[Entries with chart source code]
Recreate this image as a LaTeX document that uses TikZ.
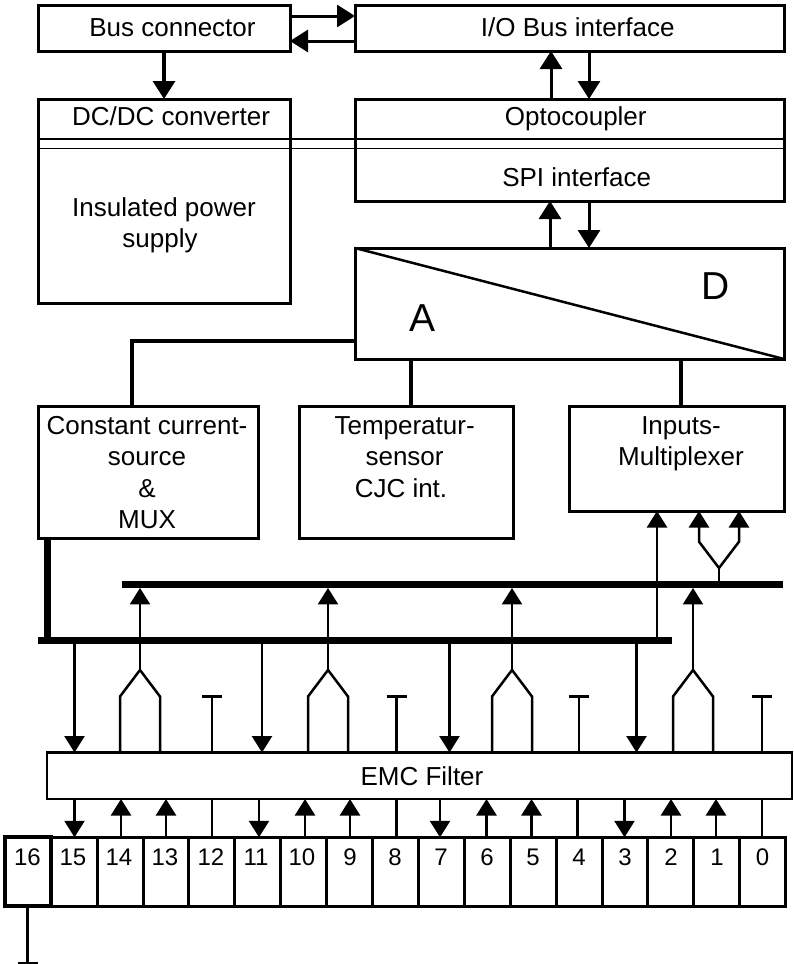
\documentclass[tikz,border=0pt]{standalone}
\usepackage{fontspec}
\setmainfont{Liberation Sans}
\usetikzlibrary{arrows.meta}
\tikzset{
  box/.style={draw=black,line width=3pt,fill=none,inner sep=0pt,outer sep=0pt,rectangle},
  txt/.style={inner sep=0pt,outer sep=0pt,anchor=base,align=center,font=\fontsize{26}{31.5}\selectfont},
  midtxt/.style={txt,font=\fontsize{26}{31.5}\selectfont},
  num/.style={inner sep=0pt,outer sep=0pt,anchor=base,font=\fontsize{24}{28}\selectfont},
  big/.style={inner sep=0pt,outer sep=0pt,anchor=base,font=\fontsize{39}{42}\selectfont},
  bar/.style={fill=black,draw=none,inner sep=0pt,outer sep=0pt,rectangle},
  bigtip/.style={-{Triangle[width=22pt,length=18pt]},line width=3pt},
  smalltip/.style={-{Triangle[width=20pt,length=16.5pt]},line width=2.5pt},
  wire/.style={line width=2.5pt,line join=miter},
  hvy/.style={line width=4pt},
}
\begin{document}
\begin{tikzpicture}[x=1pt,y=-1pt]
\useasboundingbox (0,0) rectangle (793,964);
% boxes
\node[box,minimum width=252pt,minimum height=46pt] (busc) at (164,28) {};
\node[box,minimum width=429pt,minimum height=46pt] (iob) at (569.5,28) {};
\node[box,minimum width=252pt,minimum height=204pt] (dcdc) at (164,201) {};
\node[box,minimum width=429pt,minimum height=102pt] (opto) at (569.5,150) {};
\node[box,minimum width=429pt,minimum height=111pt] (adc) at (569.5,303.5) {};
\node[box,minimum width=220pt,minimum height=132pt] (ccs) at (148,472) {};
\node[box,minimum width=214.5pt,minimum height=132pt] (temp) at (406.25,472) {};
\node[box,minimum width=214.5pt,minimum height=105pt] (mux) at (676.75,458.5) {};
\node[box,line width=2.5pt,minimum width=745pt,minimum height=46.5pt] (emc) at (419.5,775.75) {};
\node[bar,minimum width=661pt,minimum height=7.3pt] (busU) at (452.5,584.3) {};
\node[bar,minimum width=634pt,minimum height=7pt] (busL) at (355,640.8) {};
% texts
\node[txt] (tbus) at (172.5,36) {Bus connector};
\node[txt] (tiob) at (577.7,36) {I/O Bus interface};
\node[txt] (tdc) at (171,125.7) {DC/DC converter};
\node[txt] (tins) at (164,216.7) {Insulated power};
\node[txt] (tsup) at (160,247) {supply};
\node[txt] (topt) at (575.8,125.7) {Optocoupler};
\node[txt] (tspi) at (576.7,186.7) {SPI interface};
\node[big] (ta) at (423,331.7) {A};
\node[big] (td) at (715.7,299) {D};
\node[midtxt] (tc1) at (147,434) {Constant current-};
\node[midtxt] (tc2) at (147,465.5) {source};
\node[midtxt] (tc3) at (147,497) {\&};
\node[midtxt] (tc4) at (147,528.5) {MUX};
\node[midtxt] (tt1) at (404.6,434) {Temperatur-};
\node[midtxt] (tt2) at (404.6,465.5) {sensor};
\node[midtxt] (tt3) at (401,497) {CJC int.};
\node[midtxt] (tm1) at (681,434) {Inputs-};
\node[midtxt] (tm2) at (681,465.5) {Multiplexer};
\node[txt] (temc) at (422,785) {EMC Filter};
% ADC diagonal
\draw[line width=2.5pt] (adc.north west) -- (adc.south east);
% separation lines
\draw[line width=1.7pt] (dcdc.west |- 0,138.8) -- (opto.east |- 0,138.8);
\draw[line width=1.3pt] (dcdc.west |- 0,148.7) -- (opto.east |- 0,148.7);
% top connectors
\draw[bigtip] (busc.east |- 0,16) -- (iob.west |- 0,16);
\draw[bigtip] (iob.west |- 0,41) -- (busc.east |- 0,41);
\draw[bigtip,line width=3.5pt] (busc.south -| 164,0) -- (dcdc.north -| 164,0);
\draw[bigtip] (opto.north -| 551,0) -- (iob.south -| 551,0);
\draw[bigtip] (iob.south -| 589,0) -- (opto.north -| 589,0);
\draw[bigtip] (adc.north -| 550,0) -- (opto.south -| 550,0);
\draw[bigtip] (opto.south -| 589,0) -- (adc.north -| 589,0);
% heavy links
\coordinate (cnr) at (131.5,341);
\draw[hvy,line cap=butt] (adc.west |- cnr) -- (cnr) -- (ccs.north -| cnr);
\draw[hvy] (adc.south -| 411,0) -- (temp.north -| 411,0);
\draw[hvy] (adc.south -| 681,0) -- (mux.north -| 681,0);
\draw[line width=6.5pt] (ccs.south -| 47.5,0) -- (busL.north -| 47.5,0);
% into multiplexer
\draw[smalltip] (busL.north -| 657,0) -- (mux.south -| 657,0);
\coordinate (mj) at (719,568);
\draw[wire] (busU.north -| mj) -- (mj);
\draw[smalltip] (mj) -- (699,541.7) -- (mux.south -| 699,0);
\draw[smalltip] (mj) -- (739,541.7) -- (mux.south -| 739,0);
% bus to filter, merges, stubs
\foreach \x in {74.5,262,449.5,636.5}
  \draw[smalltip] (busL.south -| \x,0) -- (emc.north -| \x,0);
\foreach \x in {140,328,512,693}{
  \coordinate (apex) at (\x,670);
  \draw[smalltip] (apex) -- (busU.south -| apex);
  \draw[wire] (emc.north -| {\x-20},0) -- ({\x-20},696.5) -- (apex) -- ({\x+20},696.5) -- (emc.north -| {\x+20},0);
}
\foreach \x in {212,396.5,579,762}{
  \coordinate (stub) at (\x,696.5);
  \draw[wire] (emc.north -| stub) -- (stub);
  \draw[wire] ({\x-10},696.5) -- ({\x+10},696.5);
}
% terminals
\foreach \i/\lx [evaluate=\i as \cx using {51.2+45.9*(15-\i)+22.95}] in {15/73,14/119,13/165,12/211,11/256,10/302,9/350,8/395,7/441,6/487,5/533,4/579,3/625,2/671,1/717,0/762.5}{
  \node[box,minimum width=45.9pt,minimum height=69pt] (t\i) at (\cx,871.8) {};
  \node[num] (n\i) at (\lx,865.7) {\i};
}
\node[box,line width=4pt,minimum width=45.9pt,minimum height=69pt] (t16) at (28.25,871.8) {};
\node[num] (n16) at (27.5,865.7) {16};
% filter to terminals
\foreach \x/\t in {74.5/15,259/11,440/7,624.5/3}
  \draw[smalltip] (emc.south -| \x,0) -- (t\t.north -| \x,0);
\foreach \x/\t in {121/14,166/13,305/10,350/9,486.5/6,531.5/5,671/2,716/1}
  \draw[smalltip] (t\t.north -| \x,0) -- (emc.south -| \x,0);
\foreach \x/\t in {212/12,396.5/8,577.5/4,762/0}
  \draw[wire] (emc.south -| \x,0) -- (t\t.north -| \x,0);
% ground stub under 16
\coordinate (g16) at (27.5,963);
\draw[wire] (t16.south -| g16) -- (g16);
\draw[wire] (17.5,963) -- (37.5,963);
\end{tikzpicture}
\end{document}
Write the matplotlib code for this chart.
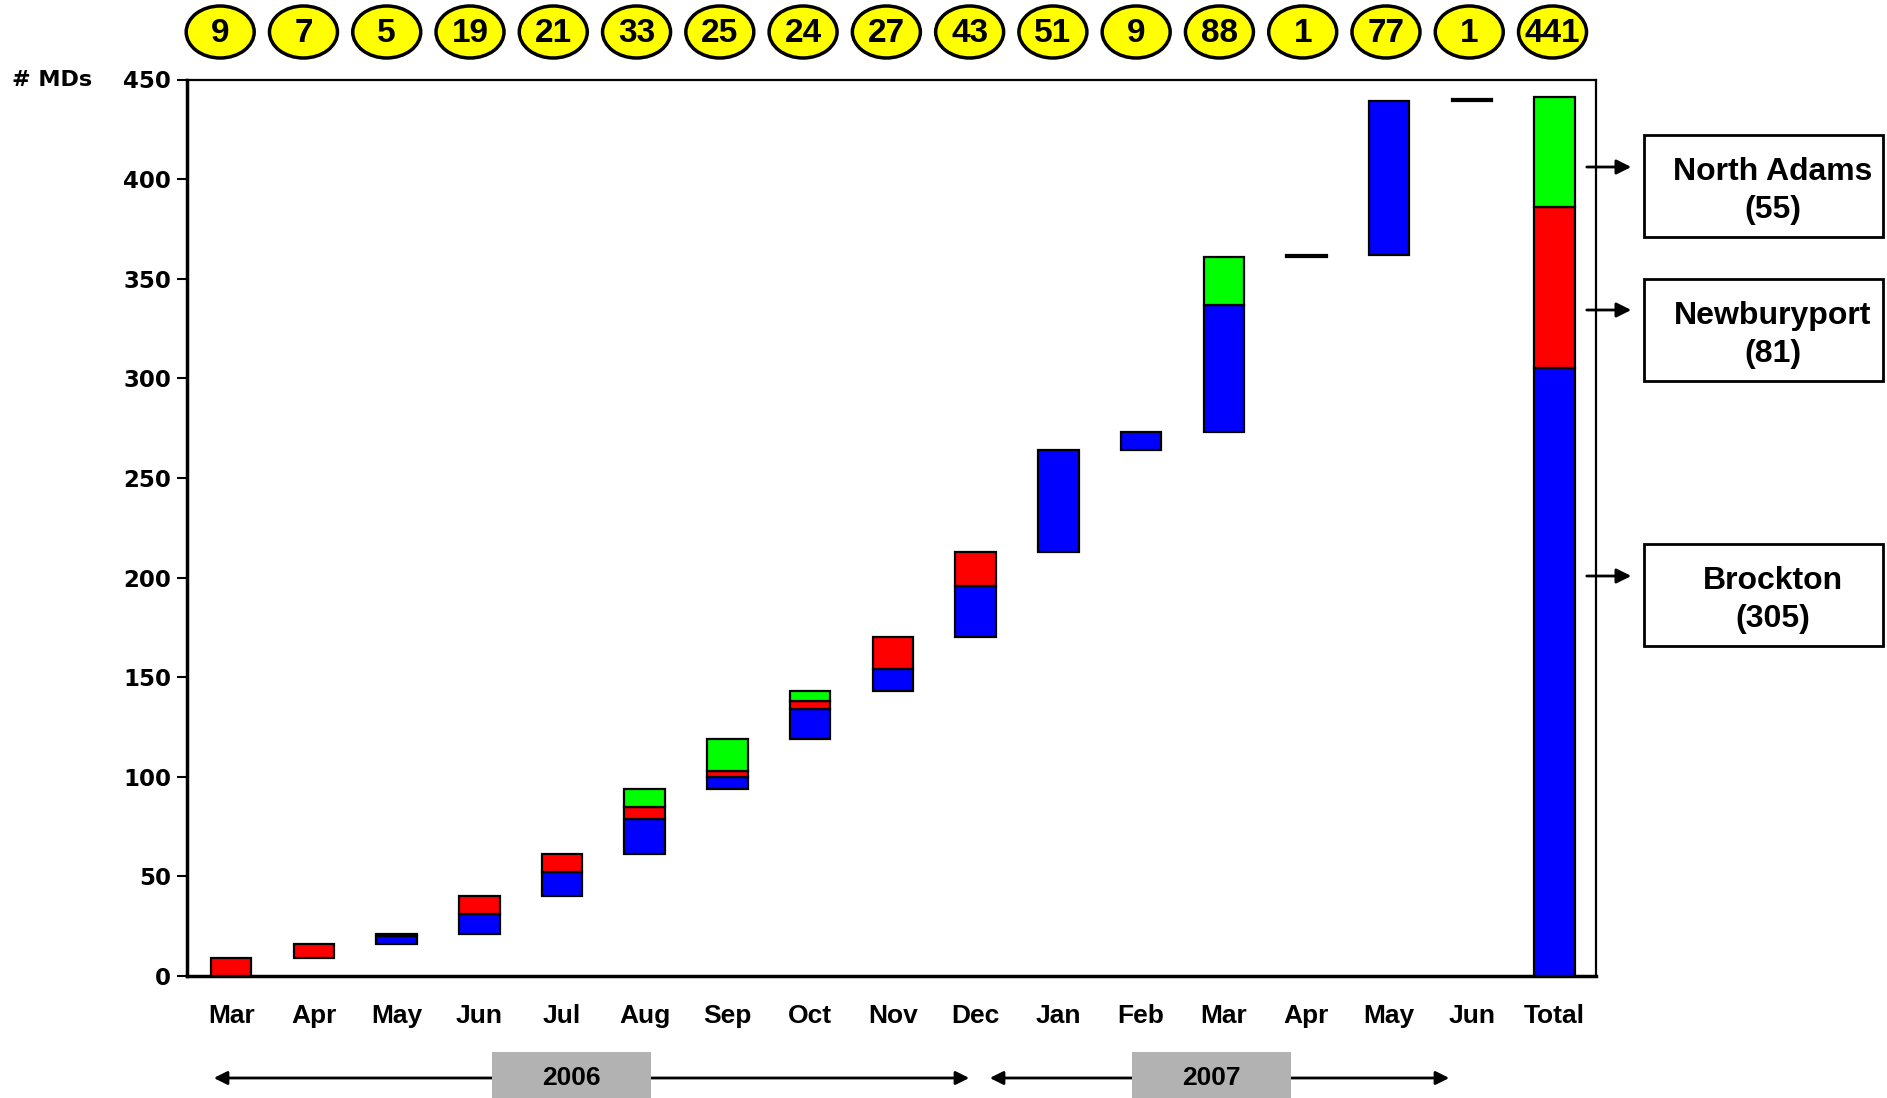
import numpy as np
import matplotlib
matplotlib.use("Agg")
import matplotlib.pyplot as plt
from matplotlib.patches import Ellipse, Rectangle, FancyArrowPatch

plt.rcParams['font.family'] = ['Liberation Sans', 'DejaVu Sans']
plt.rcParams['font.weight'] = 'bold'

# Monthly additions of MDs by site (Mar 2006 - Jun 2007)
months = ['Mar', 'Apr', 'May', 'Jun', 'Jul', 'Aug', 'Sep', 'Oct', 'Nov', 'Dec',
          'Jan', 'Feb', 'Mar', 'Apr', 'May', 'Jun']
brockton = [0, 0, 4, 10, 12, 18, 6, 15, 11, 26, 51, 9, 64, 1, 77, 1]
newburyport = [9, 7, 1, 9, 9, 6, 3, 4, 16, 17, 0, 0, 0, 0, 0, 0]
north_adams = [0, 0, 0, 0, 0, 9, 16, 5, 0, 0, 0, 0, 24, 0, 0, 0]

# Site totals shown in the final column
site_names = ['Brockton', 'Newburyport', 'North Adams']
site_totals = [305, 81, 55]
site_colors = ['#0000FF', '#FF0000', '#00FF00']

years = ['2006', '2007']
y_ticks = [0, 50, 100, 150, 200, 250, 300, 350, 400, 450]

W, H = 1887, 1098
fig = plt.figure(figsize=(W / 100, H / 100), dpi=100)
ax_l, ax_r, ax_t, ax_b = 186.5, 1596, 79.5, 976
ax = fig.add_axes([ax_l / W, 1 - ax_b / H, (ax_r - ax_l) / W, (ax_b - ax_t) / H])

n = len(months)
x = np.arange(n)
monthly = np.array(brockton) + np.array(newburyport) + np.array(north_adams)
base = np.concatenate([[0], np.cumsum(monthly)[:-1]])

bar_w = 0.49
edge = dict(edgecolor='black', linewidth=1.6)

bottom = base.astype(float)
for vals, col in zip([brockton, newburyport, north_adams], site_colors):
    vals = np.array(vals, dtype=float)
    mask = vals > 0
    ax.bar(x[mask], vals[mask], bottom=bottom[mask], width=bar_w, color=col, **edge, zorder=3)
    bottom = bottom + vals

# Total column
tot_x = n
b = 0
for val, col in zip(site_totals, site_colors):
    ax.bar(tot_x, val, bottom=b, width=bar_w, color=col, **edge, zorder=3)
    b += val

ax.set_xlim(-0.54, n + 0.5)
ax.set_ylim(0, 450)
ax.set_yticks(y_ticks)
ax.set_yticklabels([str(t) for t in y_ticks], fontfamily='DejaVu Sans',
                   fontweight='bold', fontsize=16.5)
ax.set_xticks(list(x) + [tot_x])
ax.set_xticklabels(months + ['Total'], fontsize=19, fontweight='bold')
ax.tick_params(axis='x', length=0, pad=20)
ax.tick_params(axis='y', length=7, width=1.5, pad=4, direction='out')
for s in ['left', 'bottom']:
    ax.spines[s].set_linewidth(2.5)
for s in ['top', 'right']:
    ax.spines[s].set_linewidth(1.6)

fig.text(12 / W, 1 - 80 / H, '# MDs', fontfamily='DejaVu Sans', fontweight='bold',
         fontsize=16, ha='left', va='center')

# Yellow count badges across the top
labels = list(monthly) + [sum(site_totals)]
cy = 1 - 32 / H
for i, lab in enumerate(labels):
    cx = (220.2 + i * 83.27) / W
    e = Ellipse((cx, cy), width=68 / W, height=52 / H, transform=fig.transFigure,
                facecolor='#FFFF00', edgecolor='black', linewidth=2.5, clip_on=False)
    fig.add_artist(e)
    fig.text(cx, cy - 2 / H, str(lab), fontsize=24, fontweight='bold',
             ha='center', va='center')

# Site callout boxes with arrows
boxes = [('North Adams', 55, 135, 237, 167),
         ('Newburyport', 81, 279, 381, 310),
         ('Brockton', 305, 544, 646, 576)]
for name, val, y0, y1, ya in boxes:
    r = Rectangle((1644 / W, 1 - y1 / H), (1883 - 1644) / W, (y1 - y0) / H,
                  transform=fig.transFigure, facecolor='white', edgecolor='black',
                  linewidth=2)
    fig.add_artist(r)
    fig.text(1773 / W, 1 - ((y0 + y1) / 2 + 5) / H, f'{name}\n({val})', fontsize=23,
             fontweight='bold', ha='center', va='center', linespacing=1.35)
    arr = FancyArrowPatch((1584 / W, 1 - ya / H), (1634 / W, 1 - ya / H),
                          transform=fig.transFigure, arrowstyle='-|>',
                          mutation_scale=22, linewidth=2, color='black')
    fig.add_artist(arr)

# Year spans below the month axis
ya = 1 - 1078 / H
spans = [(211, 972, 492, 651), (987, 1452, 1132, 1291)]
for (x0, x1, bx0, bx1), yr in zip(spans, years):
    arr = FancyArrowPatch((x0 / W, ya), (x1 / W, ya), transform=fig.transFigure,
                          arrowstyle='<|-|>', mutation_scale=20, linewidth=2,
                          color='black')
    fig.add_artist(arr)
    r = Rectangle((bx0 / W, 0), (bx1 - bx0) / W, 46 / H, transform=fig.transFigure,
                  facecolor='#B2B2B2', edgecolor='none', zorder=5)
    fig.add_artist(r)
    fig.text((bx0 + bx1) / 2 / W, ya, yr, fontsize=19, fontweight='bold',
             ha='center', va='center', zorder=6)

fig.savefig('out.png', dpi=100)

WHAT IS NEEDED:
Above are records with pictures. Reproduce exactly only the lines from the line with "Write the matplotlib code for this chart." through the line with "plt.rcParams['font.weight'] = 'bold'", both ends included, and leave the pictures out.

RESULT FOR THIS TASK:
Write the matplotlib code for this chart.
import numpy as np
import matplotlib
matplotlib.use("Agg")
import matplotlib.pyplot as plt
from matplotlib.patches import Ellipse, Rectangle, FancyArrowPatch

plt.rcParams['font.family'] = ['Liberation Sans', 'DejaVu Sans']
plt.rcParams['font.weight'] = 'bold'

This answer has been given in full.